Task goal.
Give again only the lines running from the one with "Reproduce this diagram with TikZ." through the one with "(888,55) rectangle (1135,725);", inclusive. Omit every picture.

Supplied records.
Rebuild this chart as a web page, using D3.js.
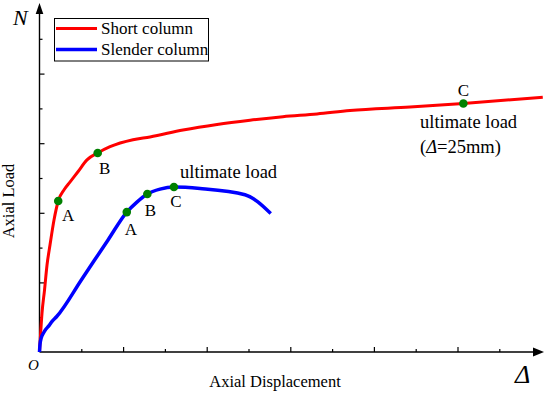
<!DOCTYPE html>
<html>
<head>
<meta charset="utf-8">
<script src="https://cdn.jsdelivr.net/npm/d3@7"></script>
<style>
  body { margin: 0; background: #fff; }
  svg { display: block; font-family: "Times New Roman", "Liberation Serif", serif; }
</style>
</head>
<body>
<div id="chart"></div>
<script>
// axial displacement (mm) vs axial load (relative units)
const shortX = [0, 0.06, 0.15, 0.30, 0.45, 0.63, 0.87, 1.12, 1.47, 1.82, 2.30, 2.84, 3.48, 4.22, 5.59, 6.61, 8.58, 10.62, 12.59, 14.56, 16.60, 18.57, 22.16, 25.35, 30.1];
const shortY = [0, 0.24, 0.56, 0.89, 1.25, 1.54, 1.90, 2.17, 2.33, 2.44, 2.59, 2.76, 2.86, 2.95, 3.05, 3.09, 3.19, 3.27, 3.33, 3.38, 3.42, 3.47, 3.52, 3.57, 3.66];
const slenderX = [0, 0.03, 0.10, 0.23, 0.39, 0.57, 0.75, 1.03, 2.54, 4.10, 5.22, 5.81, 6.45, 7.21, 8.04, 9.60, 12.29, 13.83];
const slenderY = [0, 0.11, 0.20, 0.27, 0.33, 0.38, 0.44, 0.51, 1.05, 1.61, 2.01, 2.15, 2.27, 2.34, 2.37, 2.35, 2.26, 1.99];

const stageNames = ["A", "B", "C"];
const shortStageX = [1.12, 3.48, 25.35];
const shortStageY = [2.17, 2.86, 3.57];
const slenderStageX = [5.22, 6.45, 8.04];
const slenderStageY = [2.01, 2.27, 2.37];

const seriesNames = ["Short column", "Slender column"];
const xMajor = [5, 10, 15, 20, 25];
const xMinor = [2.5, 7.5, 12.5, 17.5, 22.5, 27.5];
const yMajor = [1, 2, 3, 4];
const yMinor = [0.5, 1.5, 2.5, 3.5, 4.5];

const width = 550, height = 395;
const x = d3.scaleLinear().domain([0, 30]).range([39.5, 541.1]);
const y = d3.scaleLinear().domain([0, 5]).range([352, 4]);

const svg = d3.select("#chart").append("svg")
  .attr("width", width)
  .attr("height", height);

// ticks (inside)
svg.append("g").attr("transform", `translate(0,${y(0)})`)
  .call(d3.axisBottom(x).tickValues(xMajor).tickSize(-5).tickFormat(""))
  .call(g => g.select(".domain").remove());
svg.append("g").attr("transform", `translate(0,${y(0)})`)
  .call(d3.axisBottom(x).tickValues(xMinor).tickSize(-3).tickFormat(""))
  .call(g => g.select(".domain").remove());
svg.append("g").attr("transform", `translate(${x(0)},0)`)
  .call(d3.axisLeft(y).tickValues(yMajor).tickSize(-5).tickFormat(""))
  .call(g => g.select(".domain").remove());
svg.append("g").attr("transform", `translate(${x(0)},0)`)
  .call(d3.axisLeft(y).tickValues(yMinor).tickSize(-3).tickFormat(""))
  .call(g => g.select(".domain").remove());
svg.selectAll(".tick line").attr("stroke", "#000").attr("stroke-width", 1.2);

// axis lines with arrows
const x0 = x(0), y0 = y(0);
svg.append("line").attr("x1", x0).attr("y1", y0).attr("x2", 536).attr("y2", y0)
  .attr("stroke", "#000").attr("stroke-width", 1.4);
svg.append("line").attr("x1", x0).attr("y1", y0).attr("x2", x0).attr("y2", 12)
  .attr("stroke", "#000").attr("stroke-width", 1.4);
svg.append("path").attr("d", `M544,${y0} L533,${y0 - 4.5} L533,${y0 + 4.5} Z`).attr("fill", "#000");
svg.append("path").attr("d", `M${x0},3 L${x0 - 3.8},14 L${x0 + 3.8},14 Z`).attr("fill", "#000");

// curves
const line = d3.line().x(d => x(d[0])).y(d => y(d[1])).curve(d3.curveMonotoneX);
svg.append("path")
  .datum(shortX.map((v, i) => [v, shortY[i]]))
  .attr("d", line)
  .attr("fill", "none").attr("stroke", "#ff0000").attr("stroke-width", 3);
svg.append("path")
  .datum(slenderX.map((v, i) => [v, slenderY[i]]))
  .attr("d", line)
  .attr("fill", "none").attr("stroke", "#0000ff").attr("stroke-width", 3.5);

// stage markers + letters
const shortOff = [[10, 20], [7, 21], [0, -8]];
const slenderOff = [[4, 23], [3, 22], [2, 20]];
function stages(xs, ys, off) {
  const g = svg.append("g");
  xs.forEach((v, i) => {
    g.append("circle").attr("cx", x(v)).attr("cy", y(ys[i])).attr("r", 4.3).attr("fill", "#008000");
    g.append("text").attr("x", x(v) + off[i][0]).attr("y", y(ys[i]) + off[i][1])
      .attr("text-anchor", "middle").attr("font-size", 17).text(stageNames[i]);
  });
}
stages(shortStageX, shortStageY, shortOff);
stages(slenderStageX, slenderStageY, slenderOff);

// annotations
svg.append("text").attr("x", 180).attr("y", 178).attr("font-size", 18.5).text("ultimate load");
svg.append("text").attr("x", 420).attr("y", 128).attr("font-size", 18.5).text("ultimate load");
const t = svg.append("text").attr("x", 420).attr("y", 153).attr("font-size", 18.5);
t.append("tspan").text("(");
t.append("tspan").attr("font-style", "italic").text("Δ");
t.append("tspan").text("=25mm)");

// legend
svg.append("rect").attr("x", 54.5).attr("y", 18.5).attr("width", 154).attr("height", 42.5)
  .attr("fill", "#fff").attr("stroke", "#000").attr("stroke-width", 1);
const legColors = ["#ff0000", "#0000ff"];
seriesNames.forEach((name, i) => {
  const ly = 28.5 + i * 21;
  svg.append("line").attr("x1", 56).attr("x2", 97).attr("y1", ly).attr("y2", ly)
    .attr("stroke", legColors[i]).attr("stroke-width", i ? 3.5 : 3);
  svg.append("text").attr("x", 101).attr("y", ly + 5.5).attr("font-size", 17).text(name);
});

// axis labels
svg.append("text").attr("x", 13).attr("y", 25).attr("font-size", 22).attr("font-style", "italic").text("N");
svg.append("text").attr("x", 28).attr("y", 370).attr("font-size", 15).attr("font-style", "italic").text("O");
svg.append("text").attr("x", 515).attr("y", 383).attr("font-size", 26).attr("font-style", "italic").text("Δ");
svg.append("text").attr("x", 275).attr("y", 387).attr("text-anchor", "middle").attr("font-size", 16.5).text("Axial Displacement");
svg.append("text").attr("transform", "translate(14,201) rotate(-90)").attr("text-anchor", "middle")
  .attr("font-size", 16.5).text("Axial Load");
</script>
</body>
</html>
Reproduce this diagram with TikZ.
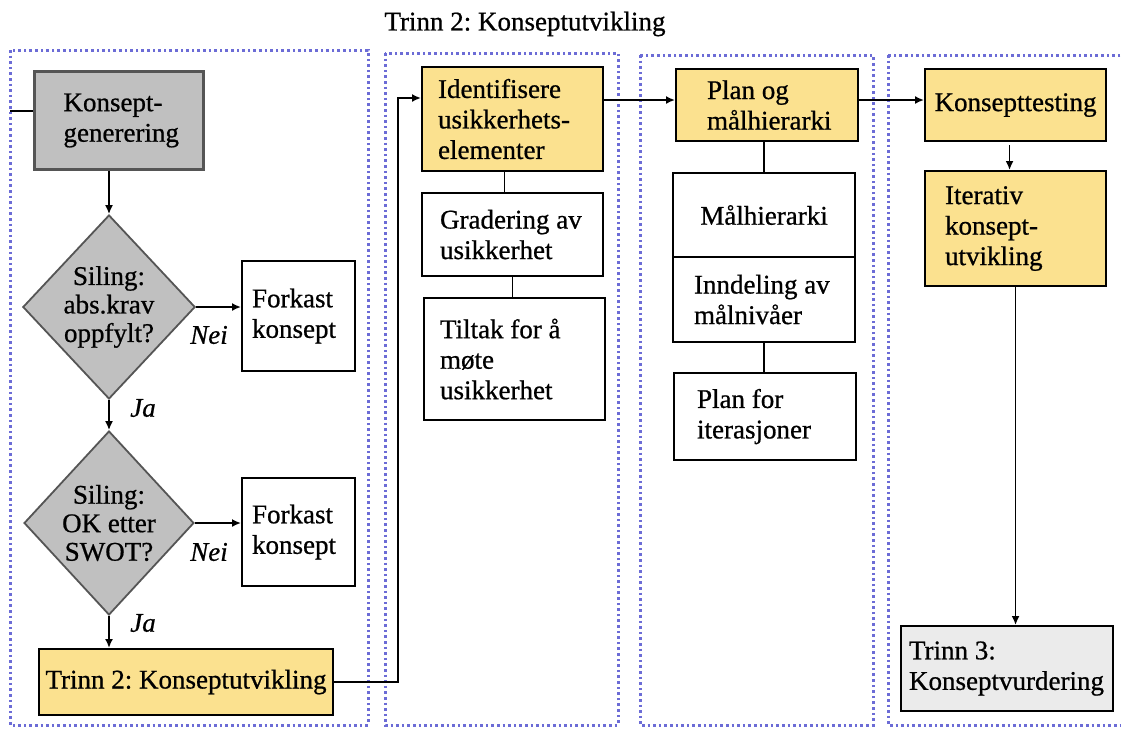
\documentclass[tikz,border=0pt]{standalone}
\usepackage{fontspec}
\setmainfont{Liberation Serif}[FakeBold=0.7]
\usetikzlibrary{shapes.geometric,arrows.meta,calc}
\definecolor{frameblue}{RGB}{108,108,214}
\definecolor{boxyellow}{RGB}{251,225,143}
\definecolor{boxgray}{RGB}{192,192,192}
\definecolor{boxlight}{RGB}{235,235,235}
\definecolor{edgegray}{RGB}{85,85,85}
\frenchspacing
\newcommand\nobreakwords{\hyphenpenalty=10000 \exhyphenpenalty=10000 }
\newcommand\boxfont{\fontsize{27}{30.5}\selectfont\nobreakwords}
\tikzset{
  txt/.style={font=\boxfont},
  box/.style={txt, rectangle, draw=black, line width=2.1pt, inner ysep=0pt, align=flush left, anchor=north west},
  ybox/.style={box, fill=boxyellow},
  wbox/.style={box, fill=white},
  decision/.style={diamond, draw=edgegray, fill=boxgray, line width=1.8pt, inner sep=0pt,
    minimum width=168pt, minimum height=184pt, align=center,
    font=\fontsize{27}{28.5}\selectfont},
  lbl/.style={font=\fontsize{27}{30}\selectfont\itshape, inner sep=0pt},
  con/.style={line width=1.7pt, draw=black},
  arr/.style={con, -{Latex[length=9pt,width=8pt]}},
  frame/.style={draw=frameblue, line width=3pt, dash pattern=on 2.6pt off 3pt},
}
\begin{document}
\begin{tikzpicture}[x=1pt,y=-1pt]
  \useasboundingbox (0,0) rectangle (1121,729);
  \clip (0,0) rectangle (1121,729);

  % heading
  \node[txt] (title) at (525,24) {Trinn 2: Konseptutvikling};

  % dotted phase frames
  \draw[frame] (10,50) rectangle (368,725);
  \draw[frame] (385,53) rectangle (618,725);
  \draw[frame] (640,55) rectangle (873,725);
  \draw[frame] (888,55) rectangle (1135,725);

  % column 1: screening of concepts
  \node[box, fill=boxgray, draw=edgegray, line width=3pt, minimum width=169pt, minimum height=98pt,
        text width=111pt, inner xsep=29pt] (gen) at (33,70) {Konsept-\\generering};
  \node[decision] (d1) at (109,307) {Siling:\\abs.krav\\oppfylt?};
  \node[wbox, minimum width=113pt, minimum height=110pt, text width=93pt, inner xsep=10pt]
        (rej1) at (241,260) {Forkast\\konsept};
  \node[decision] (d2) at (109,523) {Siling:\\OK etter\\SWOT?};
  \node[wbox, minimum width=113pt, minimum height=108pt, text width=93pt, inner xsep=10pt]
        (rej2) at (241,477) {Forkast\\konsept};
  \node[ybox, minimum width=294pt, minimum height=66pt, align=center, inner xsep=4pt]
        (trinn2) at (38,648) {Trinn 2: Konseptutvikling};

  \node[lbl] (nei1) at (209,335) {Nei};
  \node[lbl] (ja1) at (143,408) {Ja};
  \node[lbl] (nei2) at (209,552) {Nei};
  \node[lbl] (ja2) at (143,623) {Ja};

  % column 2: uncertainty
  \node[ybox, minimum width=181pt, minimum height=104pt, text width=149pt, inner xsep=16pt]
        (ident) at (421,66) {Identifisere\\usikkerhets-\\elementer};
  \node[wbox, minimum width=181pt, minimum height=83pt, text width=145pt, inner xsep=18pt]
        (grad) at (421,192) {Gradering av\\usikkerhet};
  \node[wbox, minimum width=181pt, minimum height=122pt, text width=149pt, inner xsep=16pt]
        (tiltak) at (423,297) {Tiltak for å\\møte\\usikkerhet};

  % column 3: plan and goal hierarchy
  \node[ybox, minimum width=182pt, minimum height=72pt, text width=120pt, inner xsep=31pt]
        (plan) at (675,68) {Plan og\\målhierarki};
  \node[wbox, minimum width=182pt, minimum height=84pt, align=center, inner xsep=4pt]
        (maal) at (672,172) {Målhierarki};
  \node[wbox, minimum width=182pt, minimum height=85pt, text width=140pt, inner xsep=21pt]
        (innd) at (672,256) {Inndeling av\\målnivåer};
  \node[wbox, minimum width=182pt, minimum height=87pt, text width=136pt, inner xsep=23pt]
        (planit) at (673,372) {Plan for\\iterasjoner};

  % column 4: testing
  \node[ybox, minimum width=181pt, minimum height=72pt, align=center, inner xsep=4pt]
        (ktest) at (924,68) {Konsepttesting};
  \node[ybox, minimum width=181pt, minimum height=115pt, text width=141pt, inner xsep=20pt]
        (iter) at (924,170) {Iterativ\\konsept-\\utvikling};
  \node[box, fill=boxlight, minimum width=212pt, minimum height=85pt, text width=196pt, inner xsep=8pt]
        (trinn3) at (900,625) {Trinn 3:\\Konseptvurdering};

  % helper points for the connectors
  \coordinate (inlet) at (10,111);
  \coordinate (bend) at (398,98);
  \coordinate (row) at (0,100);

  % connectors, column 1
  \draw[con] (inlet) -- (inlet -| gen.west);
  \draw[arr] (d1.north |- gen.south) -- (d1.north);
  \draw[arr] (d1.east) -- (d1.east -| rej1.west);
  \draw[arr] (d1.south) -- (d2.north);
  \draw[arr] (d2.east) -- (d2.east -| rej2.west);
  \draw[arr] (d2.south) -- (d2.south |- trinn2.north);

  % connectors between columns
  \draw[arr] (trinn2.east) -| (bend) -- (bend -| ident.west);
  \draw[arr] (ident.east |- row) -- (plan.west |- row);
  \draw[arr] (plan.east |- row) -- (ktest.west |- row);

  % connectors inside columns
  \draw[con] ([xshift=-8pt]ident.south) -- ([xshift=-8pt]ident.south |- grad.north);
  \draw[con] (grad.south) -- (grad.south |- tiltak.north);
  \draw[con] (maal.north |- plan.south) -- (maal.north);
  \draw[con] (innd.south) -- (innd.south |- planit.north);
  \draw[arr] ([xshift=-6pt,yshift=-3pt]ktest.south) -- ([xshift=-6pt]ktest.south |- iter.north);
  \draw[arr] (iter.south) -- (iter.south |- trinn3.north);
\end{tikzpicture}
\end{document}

Worked solution.
Reproduce this diagram with TikZ.
\documentclass[tikz,border=0pt]{standalone}
\usepackage{fontspec}
\setmainfont{Liberation Serif}[FakeBold=0.7]
\usetikzlibrary{shapes.geometric,arrows.meta,calc}
\definecolor{frameblue}{RGB}{108,108,214}
\definecolor{boxyellow}{RGB}{251,225,143}
\definecolor{boxgray}{RGB}{192,192,192}
\definecolor{boxlight}{RGB}{235,235,235}
\definecolor{edgegray}{RGB}{85,85,85}
\frenchspacing
\newcommand\nobreakwords{\hyphenpenalty=10000 \exhyphenpenalty=10000 }
\newcommand\boxfont{\fontsize{27}{30.5}\selectfont\nobreakwords}
\tikzset{
  txt/.style={font=\boxfont},
  box/.style={txt, rectangle, draw=black, line width=2.1pt, inner ysep=0pt, align=flush left, anchor=north west},
  ybox/.style={box, fill=boxyellow},
  wbox/.style={box, fill=white},
  decision/.style={diamond, draw=edgegray, fill=boxgray, line width=1.8pt, inner sep=0pt,
    minimum width=168pt, minimum height=184pt, align=center,
    font=\fontsize{27}{28.5}\selectfont},
  lbl/.style={font=\fontsize{27}{30}\selectfont\itshape, inner sep=0pt},
  con/.style={line width=1.7pt, draw=black},
  arr/.style={con, -{Latex[length=9pt,width=8pt]}},
  frame/.style={draw=frameblue, line width=3pt, dash pattern=on 2.6pt off 3pt},
}
\begin{document}
\begin{tikzpicture}[x=1pt,y=-1pt]
  \useasboundingbox (0,0) rectangle (1121,729);
  \clip (0,0) rectangle (1121,729);

  % heading
  \node[txt] (title) at (525,24) {Trinn 2: Konseptutvikling};

  % dotted phase frames
  \draw[frame] (10,50) rectangle (368,725);
  \draw[frame] (385,53) rectangle (618,725);
  \draw[frame] (640,55) rectangle (873,725);
  \draw[frame] (888,55) rectangle (1135,725);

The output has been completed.